In the ink loading process, the ink 120 is loaded relatively quickly and smoothly so as to prevent the occurrence of bubbles, as in the case of the aforementioned embodiment. If the ink 120 includes a material causing the occurrence of bubbles such as a surface-active agent, bubbles easily occur. To avoid this, the ink 120 is loaded smoothly not to produce a vortex.

The ink cartridge 3 is loaded with the ink 120 until at least a part of the upper aperture 303 of the swinging member 300 is submerged in the ink. Loading the ink 120 until at leas a part of the upper aperture 303 is submerged in the ink means that the ink 120 is loaded into the ink cartridge 3 in a predetermined position until at leas a part of the upper aperture 303 is submerged in the ink. The predetermined position refers to the mounted position (operating position) when the ink cartridge 3 is installed on the printing apparatus body M1000 which is placed on a plane forming approximately a right angles with the gravity direction (an approximately horizontal plane). The ink 120 is loaded in an amount to reach or exceed a level for submerging at leas a part of the upper aperture 303 of the swinging member 300 in the ink when the ink cartridge 3 is in such a mounted position. It is essential that the ink 120 can be loaded to at least a level which allows the swinging member 300 to exercise its later-described stirring function when the ink cartridge 3 is operated.

As in the case of the foregoing embodiment, what is required is that the ink cartridge is loaded with the ink 120 to a level allowing, at least, the swinging member 300 to exercise its stirring function. Also, the ink cartridge when the ink is loaded is required to be in a position allowing the ink to be loaded in such a manner as to reduce the amount of bubbles occurring and/or remaining.

As in the case of the illustration of FIGS. 10A, 10B and 100, in the example, the ink may be loaded through the infusion needle 180 while moving the infusion needle 180 gradually upward in step with the rise in the liquid level of the ink 120. As in the case of the illustration of FIGS. 9A, 9B and 9C, if the infusion needle 180 is inserted into the hollow portion 304 of the swinging member 300, the occurrence of bubbles can be more effectively prevented.

(Operation and Effect of Stirring Mechanism)

FIG. 18A to FIG. 18C are side-sectional views each showing the ink cartridge 3 for illustrating the operation of the swinging member 300 in the embodiment.

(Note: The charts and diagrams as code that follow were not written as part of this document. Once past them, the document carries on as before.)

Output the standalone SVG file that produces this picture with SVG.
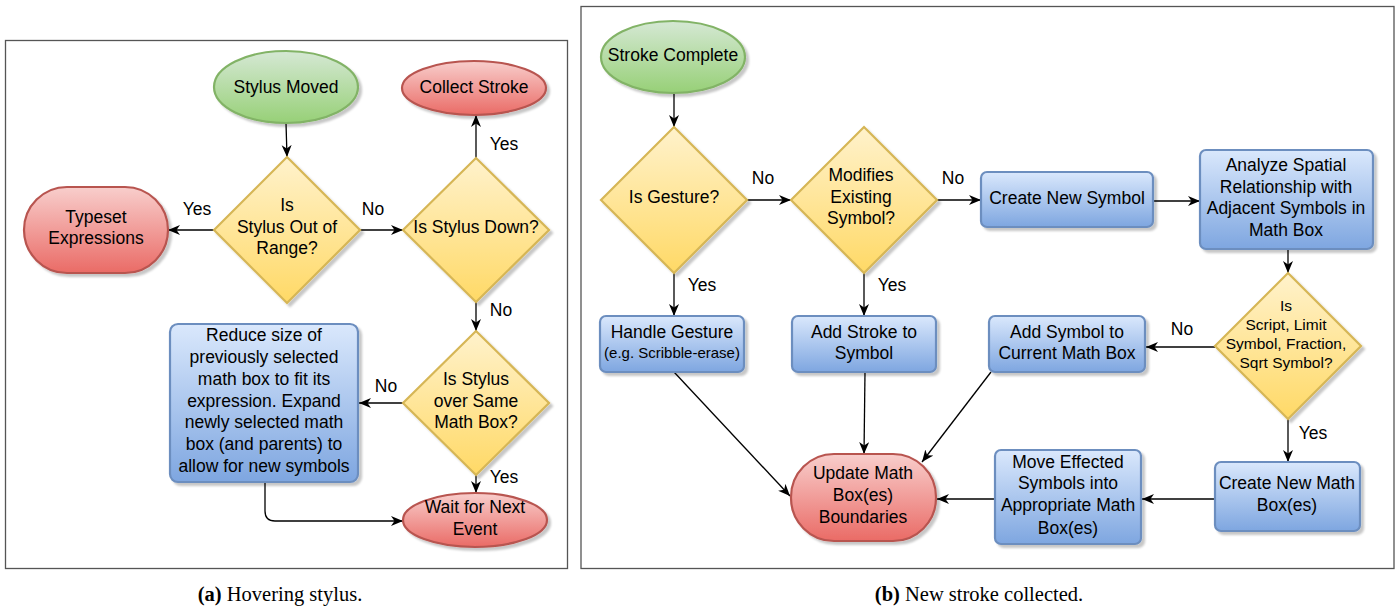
<svg xmlns="http://www.w3.org/2000/svg" width="1399" height="610" viewBox="0 0 1399 610">
<style>
text{font-family:"Liberation Sans",Arial,sans-serif;font-size:17.5px;fill:#000;text-anchor:middle}
.sm{font-size:15.5px}
.xs{font-size:15px}
.cap{font-family:"Liberation Serif","Times New Roman",serif;font-size:20.5px}
.frame{fill:#fff;stroke:#555;stroke-width:1.3}
.green{fill:url(#gG);stroke:#82b366;stroke-width:2.2}
.red{fill:url(#gR);stroke:#b85450;stroke-width:2.2}
.yel{fill:url(#gY);stroke:#d6b656;stroke-width:2.2}
.blue{fill:url(#gB);stroke:#6c8ebf;stroke-width:2.2}
.sh{filter:url(#shadow)}
#connectors path,#connectors line{fill:none;stroke:#000;stroke-width:1.3;marker-end:url(#arr)}
</style>
<defs>
<linearGradient id="gG" x1="0" y1="0" x2="0" y2="1"><stop offset="0" stop-color="#d5e8d4"/><stop offset="1" stop-color="#97d077"/></linearGradient>
<linearGradient id="gR" x1="0" y1="0" x2="0" y2="1"><stop offset="0" stop-color="#f8cecc"/><stop offset="1" stop-color="#ea6b66"/></linearGradient>
<linearGradient id="gY" x1="0" y1="0" x2="0" y2="1"><stop offset="0" stop-color="#fff2cc"/><stop offset="1" stop-color="#ffd966"/></linearGradient>
<linearGradient id="gB" x1="0" y1="0" x2="0" y2="1"><stop offset="0" stop-color="#dae8fc"/><stop offset="1" stop-color="#7ea6e0"/></linearGradient>
<filter id="shadow" x="-10%" y="-10%" width="130%" height="130%">
<feOffset in="SourceAlpha" dx="3" dy="3" result="o"/>
<feGaussianBlur in="o" stdDeviation="0.8" result="b"/>
<feColorMatrix in="b" type="matrix" values="0 0 0 0 0  0 0 0 0 0  0 0 0 0 0  0 0 0 0.22 0" result="s"/>
<feMerge><feMergeNode in="s"/><feMergeNode in="SourceGraphic"/></feMerge>
</filter>
<marker id="arr" markerUnits="userSpaceOnUse" markerWidth="13" markerHeight="11" refX="12" refY="5" orient="auto">
<path d="M0,0 L12,5 L0,10 L3.5,5 z" fill="#000"/>
</marker>
</defs>

<rect class="frame" x="5.5" y="40.5" width="562" height="528"/>
<rect class="frame" x="581" y="6.5" width="813" height="562"/>

<g id="connectors">
<line x1="286" y1="123" x2="287" y2="157"/>
<line x1="214" y1="230" x2="168" y2="230"/>
<line x1="360" y1="230" x2="403" y2="230"/>
<line x1="476" y1="158" x2="476" y2="115"/>
<line x1="476" y1="302" x2="476" y2="331"/>
<line x1="403" y1="403" x2="359" y2="403"/>
<line x1="476" y1="475" x2="476" y2="493"/>
<path d="M265,482 V511 Q265,521 275,521 H403"/>
<line x1="674" y1="94" x2="674" y2="127"/>
<line x1="747" y1="200" x2="791" y2="200"/>
<line x1="937" y1="200" x2="981" y2="200"/>
<line x1="1153" y1="201" x2="1200" y2="201"/>
<line x1="1288" y1="249" x2="1288" y2="273"/>
<line x1="1215" y1="347" x2="1146" y2="347"/>
<line x1="1288" y1="419" x2="1288" y2="462"/>
<line x1="1215" y1="499" x2="1142" y2="499"/>
<line x1="995" y1="499" x2="937" y2="499"/>
<line x1="674" y1="273" x2="674" y2="316"/>
<line x1="864" y1="273" x2="864" y2="316"/>
<line x1="674" y1="372" x2="790" y2="496"/>
<line x1="865" y1="372" x2="864" y2="454"/>
<line x1="991" y1="372" x2="922" y2="462"/>
</g>

<g id="labels">
<text x="197" y="215">Yes</text>
<text x="373" y="215">No</text>
<text x="504" y="150">Yes</text>
<text x="501" y="316">No</text>
<text x="386" y="392">No</text>
<text x="504" y="483">Yes</text>
<text x="763" y="184">No</text>
<text x="953" y="184">No</text>
<text x="702" y="291">Yes</text>
<text x="892" y="291">Yes</text>
<text x="1182" y="335">No</text>
<text x="1313" y="439">Yes</text>
</g>

<g id="stylus-moved"><ellipse class="green sh" cx="286" cy="87" rx="72" ry="36"/><text x="286" y="93">Stylus Moved</text></g>
<g id="collect-stroke"><ellipse class="red sh" cx="474" cy="88" rx="72" ry="27"/><text x="474" y="93">Collect Stroke</text></g>
<g id="out-of-range"><polygon class="yel sh" points="287,157 360,230 287,303 214,230"/><text x="287" y="211">Is</text><text x="287" y="233">Stylus Out of</text><text x="287" y="254">Range?</text></g>
<g id="typeset"><rect class="red sh" x="24" y="187" width="144" height="86" rx="43"/><text x="96" y="223">Typeset</text><text x="96" y="244">Expressions</text></g>
<g id="stylus-down"><polygon class="yel sh" points="476,158 549,230 476,302 403,230"/><text x="476" y="233">Is Stylus Down?</text></g>
<g id="reduce"><rect class="blue sh" x="170" y="324" width="188" height="158" rx="8"/>
<text x="264" y="341">Reduce size of</text><text x="264" y="363">previously selected</text><text x="264" y="385">math box to fit its</text><text x="264" y="407">expression. Expand</text><text x="264" y="428">newly selected math</text><text x="264" y="450">box (and parents) to</text><text x="264" y="472">allow for new symbols</text></g>
<g id="same-box"><polygon class="yel sh" points="476,331 549,403 476,475 403,403"/><text x="476" y="385">Is Stylus</text><text x="476" y="407">over Same</text><text x="476" y="428">Math Box?</text></g>
<g id="wait"><ellipse class="red sh" cx="475" cy="520" rx="72" ry="27"/><text x="475" y="513">Wait for Next</text><text x="475" y="535">Event</text></g>

<g id="stroke-complete"><ellipse class="green sh" cx="673" cy="57" rx="72" ry="36"/><text x="673" y="61">Stroke Complete</text></g>
<g id="is-gesture"><polygon class="yel sh" points="674,127 747,200 674,273 601,200"/><text x="674" y="203">Is Gesture?</text></g>
<g id="modifies"><polygon class="yel sh" points="864,127 937,200 864,273 791,200"/><text x="861" y="181">Modifies</text><text x="861" y="203">Existing</text><text x="861" y="224">Symbol?</text></g>
<g id="create-symbol"><rect class="blue sh" x="981" y="172" width="172" height="55" rx="6"/><text x="1067" y="204">Create New Symbol</text></g>
<g id="analyze"><rect class="blue sh" x="1200" y="150" width="173" height="99" rx="6"/><text x="1286" y="171">Analyze Spatial</text><text x="1286" y="193">Relationship with</text><text x="1286" y="214">Adjacent Symbols in</text><text x="1286" y="236">Math Box</text></g>
<g id="is-script"><polygon class="yel sh" points="1288,273 1361,346 1288,419 1215,346"/><text class="sm" x="1286" y="311">Is</text><text class="sm" x="1286" y="330">Script, Limit</text><text class="sm" x="1286" y="349">Symbol, Fraction,</text><text class="sm" x="1286" y="368">Sqrt Symbol?</text></g>
<g id="add-symbol"><rect class="blue sh" x="989" y="316" width="156" height="56" rx="6"/><text x="1067" y="338">Add Symbol to</text><text x="1067" y="359">Current Math Box</text></g>
<g id="create-math-box"><rect class="blue sh" x="1215" y="462" width="145" height="69" rx="6"/><text x="1287" y="489">Create New Math</text><text x="1287" y="511">Box(es)</text></g>
<g id="move-effected"><rect class="blue sh" x="995" y="450" width="146" height="94" rx="6"/><text x="1068" y="468">Move Effected</text><text x="1068" y="489">Symbols into</text><text x="1068" y="511">Appropriate Math</text><text x="1068" y="534">Box(es)</text></g>
<g id="handle-gesture"><rect class="blue sh" x="600" y="316" width="144" height="56" rx="6"/><text x="672" y="338">Handle Gesture</text><text class="xs" x="672" y="358">(e.g. Scribble-erase)</text></g>
<g id="add-stroke"><rect class="blue sh" x="792" y="316" width="144" height="56" rx="6"/><text x="864" y="338">Add Stroke to</text><text x="864" y="359">Symbol</text></g>
<g id="update"><rect class="red sh" x="791" y="454" width="145" height="87" rx="43"/><text x="863" y="479">Update Math</text><text x="863" y="501">Box(es)</text><text x="863" y="523">Boundaries</text></g>

<g id="captions">
<text class="cap" x="280" y="601"><tspan font-weight="bold">(a)</tspan> Hovering stylus.</text>
<text class="cap" x="979" y="601"><tspan font-weight="bold">(b)</tspan> New stroke collected.</text>
</g>
</svg>
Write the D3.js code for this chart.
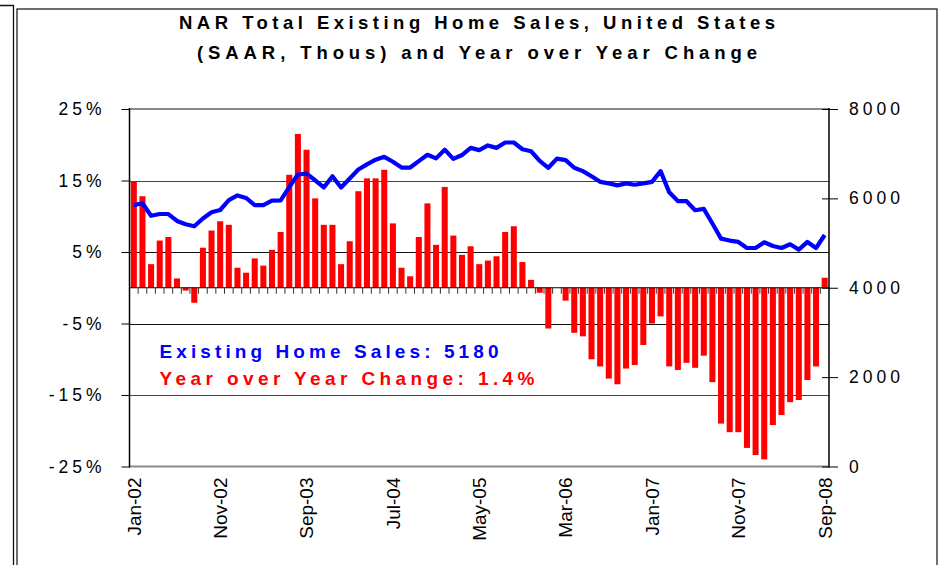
<!DOCTYPE html>
<html>
<head>
<meta charset="utf-8">
<script src="https://cdn.jsdelivr.net/npm/d3@7"></script>
<style>
  html, body { margin: 0; padding: 0; background: #fff; }
  svg { display: block; font-family: Arial, "Liberation Sans", sans-serif; }
</style>
</head>
<body>
<svg id="chart" width="943" height="565"></svg>
<script>
// ---------- DATA ----------
const startMonth = new Date(2002, 0, 1);
const endMonth = new Date(2008, 9, 1); // exclusive -> through Sep-08
const months = d3.timeMonths(startMonth, endMonth).map(d3.timeFormat("%b-%y"));

const yoyChange = [
  14.8, 12.8, 3.3, 6.6, 7.1, 1.3, -0.4, -2.1, 5.6, 8.0, 9.3, 8.8,
  2.8, 2.1, 4.1, 3.1, 5.3, 7.8, 15.8, 21.5, 19.3, 12.5, 8.8, 8.8,
  3.3, 6.5, 13.5, 15.3, 15.3, 16.5, 9.0, 2.8, 1.6, 7.1, 11.8, 6.0,
  14.1, 7.3, 4.6, 5.8, 3.3, 3.8, 4.4, 7.8, 8.6, 3.6, 1.1, -0.7,
  -5.7, 0.0, -1.8, -6.3, -6.8, -10.0, -11.0, -12.7, -13.5, -11.3, -10.8, -8.0,
  -5.0, -4.0, -11.0, -11.5, -10.5, -11.2, -9.5, -13.2, -19.0, -20.2, -20.2, -22.4,
  -23.4, -24.0, -19.2, -17.8, -16.0, -15.7, -12.9, -11.0, 1.4
];

const homeSales = [
  5850, 5890, 5610, 5650, 5650, 5495, 5420, 5375, 5550, 5690, 5740, 5960,
  6065, 6010, 5850, 5850, 5950, 5955, 6250, 6535, 6555, 6405, 6245, 6495,
  6245, 6445, 6645, 6760, 6865, 6930, 6820, 6690, 6690, 6835, 6975, 6895,
  7090, 6885, 6970, 7130, 7080, 7185, 7130, 7250, 7250, 7100, 7055, 6840,
  6685, 6890, 6855, 6685, 6610, 6495, 6370, 6335, 6290, 6335, 6305, 6335,
  6370, 6610, 6135, 5940, 5937, 5735, 5765, 5437, 5100, 5056, 5025, 4890,
  4890, 5018, 4935, 4890, 4973, 4854, 5025, 4890, 5180
];

const xTickLabels = ["Jan-02","Nov-02","Sep-03","Jul-04","May-05","Mar-06","Jan-07","Nov-07","Sep-08"];
const leftTicks = [-25, -15, -5, 5, 15, 25];
const rightTicks = [0, 2000, 4000, 6000, 8000];
const titleLines = ["NAR Total Existing Home Sales, United States", "(SAAR, Thous) and Year over Year Change"];
const legendLines = ["Existing Home Sales: 5180", "Year over Year Change: 1.4%"];

// ---------- LAYOUT ----------
const svg = d3.select("#chart");
const L = 129.5, R = 829, T = 109, B = 466.5;

const x = d3.scaleBand().domain(months).range([L, R]).paddingInner(0.3).paddingOuter(0.15);
const yL = d3.scaleLinear().domain([-25, 25]).range([B, T]);
const yR = d3.scaleLinear().domain([0, 8000]).range([B, T]);

// outer frames
svg.append("path").attr("d", "M0,5.5 H13.5 V566").attr("fill", "none").attr("stroke", "#111").attr("stroke-width", 1.3);
svg.append("rect").attr("x", 17).attr("y", 9).attr("width", 920).attr("height", 570)
  .attr("fill", "#fff").attr("stroke", "#222").attr("stroke-width", 1.3);

// title
titleLines.forEach((t, i) => {
  svg.append("text")
    .attr("x", 477).attr("y", 29 + i * 30)
    .attr("text-anchor", "middle")
    .attr("font-size", 18.5).attr("font-weight", "bold")
    .attr("textLength", i === 0 ? 596 : 560).attr("lengthAdjust", "spacing")
    .attr("fill", "#000")
    .text(t);
});

// plot border top/bottom (gray)
svg.append("line").attr("x1", L).attr("x2", R).attr("y1", T).attr("y2", T).attr("stroke", "#8a8a8a").attr("stroke-width", 2);
svg.append("line").attr("x1", L).attr("x2", R).attr("y1", B).attr("y2", B).attr("stroke", "#8a8a8a").attr("stroke-width", 2);

// gridlines
svg.append("g").selectAll("line").data(leftTicks.filter(d => d > -25 && d < 25)).join("line")
  .attr("x1", L).attr("x2", R)
  .attr("y1", d => Math.round(yL(d)) + 0.5).attr("y2", d => Math.round(yL(d)) + 0.5)
  .attr("stroke", d => Math.abs(d) === 5 ? "#111" : "#444").attr("stroke-width", 1);

// bars
svg.append("g").selectAll("rect").data(months).join("rect")
  .attr("x", d => x(d))
  .attr("width", x.bandwidth())
  .attr("y", (d, i) => Math.min(yL(yoyChange[i]), yL(0)))
  .attr("height", (d, i) => Math.abs(yL(yoyChange[i]) - yL(0)))
  .attr("fill", "#ff0000");

// category axis at zero with boundary ticks
const zeroY = yL(0);
svg.append("line").attr("x1", L).attr("x2", R).attr("y1", zeroY).attr("y2", zeroY).attr("stroke", "#000").attr("stroke-width", 1.2);
svg.append("g").selectAll("line").data(months.slice(1)).join("line")
  .attr("x1", d => x(d) - x.step() * x.paddingInner() / 2)
  .attr("x2", d => x(d) - x.step() * x.paddingInner() / 2)
  .attr("y1", zeroY).attr("y2", zeroY + 6)
  .attr("stroke", "#333").attr("stroke-width", 1);

// line
const line = d3.line().x((d, i) => x(months[i]) + x.bandwidth() / 2).y(d => yR(d)).curve(d3.curveLinear);
svg.append("path").datum(homeSales).attr("d", line)
  .attr("fill", "none").attr("stroke", "#0000ff").attr("stroke-width", 4.2).attr("stroke-linejoin", "round");

// left axis
const gL = svg.append("g").attr("transform", `translate(${L},0)`)
  .call(d3.axisLeft(yL).tickValues(leftTicks).tickFormat(d => d + "%").tickSize(8).tickPadding(16));
gL.select(".domain").remove();
gL.selectAll(".tick line").attr("stroke", "#000");
gL.selectAll(".tick text").attr("font-size", 17.5).attr("font-family", "Arial, 'Liberation Sans', sans-serif")
  .attr("letter-spacing", "4px").attr("fill", "#000");
svg.append("line").attr("x1", L).attr("x2", L).attr("y1", T - 1).attr("y2", B + 1).attr("stroke", "#000").attr("stroke-width", 1.5);

// right axis
const gR = svg.append("g").attr("transform", `translate(${R},0)`)
  .call(d3.axisRight(yR).tickValues(rightTicks).tickFormat(d3.format("d")).tickSize(9).tickPadding(11));
gR.select(".domain").remove();
gR.selectAll(".tick line").attr("x1", -7).attr("stroke", "#000");
gR.selectAll(".tick text").attr("font-size", 17.5).attr("font-family", "Arial, 'Liberation Sans', sans-serif")
  .attr("letter-spacing", "4px").attr("fill", "#000");
svg.append("line").attr("x1", R).attr("x2", R).attr("y1", T - 1).attr("y2", B + 1).attr("stroke", "#000").attr("stroke-width", 1.5);

// bottom labels
const gB = svg.append("g").attr("transform", `translate(0,${B})`)
  .call(d3.axisBottom(x).tickValues(xTickLabels).tickSize(0).tickPadding(0));
gB.select(".domain").remove();
gB.selectAll(".tick text")
  .attr("font-size", 19).attr("font-family", "Arial, 'Liberation Sans', sans-serif").attr("fill", "#000")
  .attr("text-anchor", "end")
  .attr("transform", "rotate(-90)")
  .attr("x", -11).attr("y", 0).attr("dy", "0.36em");

// legend text
const legendColors = ["#0000ff", "#ff0000"];
const legendWidths = [339, 375];
legendLines.forEach((t, i) => {
  svg.append("text")
    .attr("x", 159.5).attr("y", 357.5 + i * 27)
    .attr("font-size", 19).attr("font-weight", "bold")
    .attr("textLength", legendWidths[i]).attr("lengthAdjust", "spacing")
    .attr("fill", legendColors[i])
    .text(t);
});
</script>
</body>
</html>
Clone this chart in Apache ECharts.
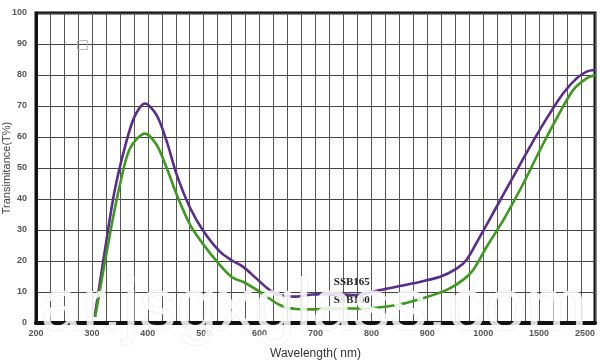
<!DOCTYPE html>
<html><head><meta charset="utf-8">
<script src="https://cdn.jsdelivr.net/npm/echarts@6/dist/echarts.min.js"></script>
<style>html,body{margin:0;padding:0;background:#fff}#c{width:600px;height:364px}</style>
</head><body><div id="c"></div>
<script>
// Tick labels on the (non-linear) wavelength axis
var xTickLabels = [200, 300, 400, 500, 600, 700, 800, 900, 1000, 1500, 2500];
var yTicks = [0, 10, 20, 30, 40, 50, 60, 70, 80, 90, 100];

// SSB165 (upper curve): wavelength (nm) and transmittance (%)
var ssb165Wl = [305, 322, 340, 358, 376, 395, 416, 434, 452, 476, 500, 529, 552, 570, 594, 618, 636, 665, 695, 731, 774, 815, 875, 923, 953, 970, 994, 1120, 1269, 1419, 1636, 1932, 2171, 2350, 2500];
var ssb165T  = [2, 22, 42, 56, 66.5, 70.8, 67, 58.5, 47.7, 37, 29.5, 23, 20, 18.2, 14.4, 10.6, 9, 8.5, 9.2, 9.3, 9.0, 10.6, 12.8, 14.9, 17.6, 20.3, 27.8, 37.5, 47.2, 56.9, 66, 74.1, 78.9, 81.1, 81.6];

// SSB100 (lower curve)
var ssb100Wl = [306, 332, 350, 368, 395, 416, 434, 452, 476, 500, 529, 552, 570, 600, 636, 665, 695, 737, 785, 845, 892, 934, 964, 982, 1031, 1180, 1359, 1516, 1814, 2111, 2350, 2500];
var ssb100T  = [2, 28.4, 44.5, 56.3, 61.1, 57.4, 49.9, 41.3, 31.6, 25.2, 18.7, 14.6, 13.3, 10.1, 5.8, 4.5, 4.4, 4.7, 4.7, 5.8, 8, 10.6, 13.9, 17.1, 24.6, 33.2, 45, 55.8, 66, 75.2, 78.9, 80];

var seriesNames = ['SSB165', 'SSB100'];

// Axis scale: piecewise-linear position of a wavelength between labelled ticks
function toPos(w) {
  for (var i = 0; i < xTickLabels.length - 1; i++) {
    var a = xTickLabels[i], b = xTickLabels[i + 1];
    if (w <= b) return i + (w - a) / (b - a);
  }
  return xTickLabels.length - 1;
}
function pairs(wl, t) { return wl.map(function (w, i) { return [toPos(w), t[i]]; }); }

var chart = echarts.init(document.getElementById('c'));
var font = 'Liberation Sans, Arial, sans-serif';
chart.setOption({
  animation: false,
  backgroundColor: '#fff',
  grid: { left: 36, right: 5, top: 13, bottom: 41, containLabel: false, outerBoundsMode: 'none',
    show: true, borderColor: '#111', borderWidth: 3 },
  xAxis: {
    type: 'value', min: 0, max: xTickLabels.length - 1, interval: 1,
    name: 'Wavelength( nm)', nameLocation: 'middle', nameGap: 25, nameMoveOverlap: false,
    nameTextStyle: { fontFamily: font, fontSize: 12, color: '#333' },
    axisLine: { show: true, lineStyle: { color: '#111', width: 4 } },
    axisTick: { show: false },
    axisLabel: { fontFamily: font, fontSize: 9, fontWeight: 'bold', color: '#555', margin: 6,
      alignMaxLabel: 'right', hideOverlap: false,
      formatter: function (v) { return xTickLabels[Math.round(v)]; } },
    splitLine: { show: true, lineStyle: { color: '#555', width: 1 } },
    minorTick: { show: false, splitNumber: 4 },
    minorSplitLine: { show: true, lineStyle: { color: '#555', width: 1 } }
  },
  yAxis: {
    type: 'value', min: yTicks[0], max: yTicks[yTicks.length - 1], interval: 10,
    name: 'Transimitance(T%)', nameLocation: 'middle', nameGap: 24, nameMoveOverlap: false,
    nameTextStyle: { fontFamily: font, fontSize: 11, color: '#444' },
    axisLine: { show: true, lineStyle: { color: '#111', width: 3 } },
    axisTick: { show: false },
    axisLabel: { fontFamily: font, fontSize: 9, fontWeight: 'bold', color: '#555', margin: 9 },
    splitLine: { show: true, lineStyle: { color: '#444', width: 1 } }
  },
  series: [
    { name: seriesNames[0], type: 'line', smooth: 0.3, symbol: 'none',
      data: pairs(ssb165Wl, ssb165T),
      lineStyle: { color: '#5a2c8c', width: 2.6 },
      markPoint: { symbol: 'circle', symbolSize: 0, silent: true,
        data: [{ coord: [toPos(765), 13.2], value: seriesNames[0] }],
        label: { show: true, formatter: seriesNames[0], fontFamily: 'Liberation Serif, Times New Roman, serif',
          fontWeight: 'bold', fontSize: 11, color: '#222' } } },
    { name: seriesNames[1], type: 'line', smooth: 0.3, symbol: 'none',
      data: pairs(ssb100Wl, ssb100T),
      lineStyle: { color: '#3c9a1c', width: 2.6 },
      markPoint: { symbol: 'circle', symbolSize: 0, silent: true,
        data: [{ coord: [toPos(765), 7.3], value: seriesNames[1] }],
        label: { show: true, formatter: seriesNames[1], fontFamily: 'Liberation Serif, Times New Roman, serif',
          fontWeight: 'bold', fontSize: 11, color: '#222' } } }
  ],
  graphic: [
    { type: 'rect', left: 75, top: 38, shape: { width: 10, height: 9 },
      style: { fill: 'none', stroke: '#bbb', lineWidth: 1 }, z: 10 },
    { type: 'text', left: 40, top: 272, z: 100,
      style: { text: 'ar.jsgxglass.com', font: '74px Liberation Sans, Arial, sans-serif',
        fill: 'rgba(255,255,255,0.85)', stroke: 'rgba(170,170,170,0.25)', lineWidth: 1 } }
  ]
});
</script></body></html>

FIG. 18A illustrates a first mode of the swinging member 300. The carriage M4001 reciprocates in the main scan direction (the direction indicated by the arrow X) in a range corresponding to the printing width of the printing medium. Accordingly, when the moving direction is reversed, the carriage M4001 is decelerated, stopped and accelerated in the reversed direction. At this point, an inertial force acts on the ink cartridge 3. When the inertial force acts in the direction indicated by the arrow X1, that is, when the moving direction of the carriage M4001 is reversed from the direction of the arrow X1 to the direction of the arrow X2, the swinging member 300 pivots about the support 301 in the direction indicated by the arrow E1, as shown in FIG. 18A. At this point, the outer side of the upper aperture 303 produces displacement in the direction coming into contact with the inner wall of the container body 351 on which the projections 309 are provided. When the inertial force acts in the direction X1 as described above, this state is referred to as a first mode. After the moving direction of the carriage M4001 has been reversed from the direction X1 to the direction X2, when the carriage M4001 moves at the constant speed in the direction X2, the inertial force becomes inoperative. As a result, the swinging member 300 is left in the first mode.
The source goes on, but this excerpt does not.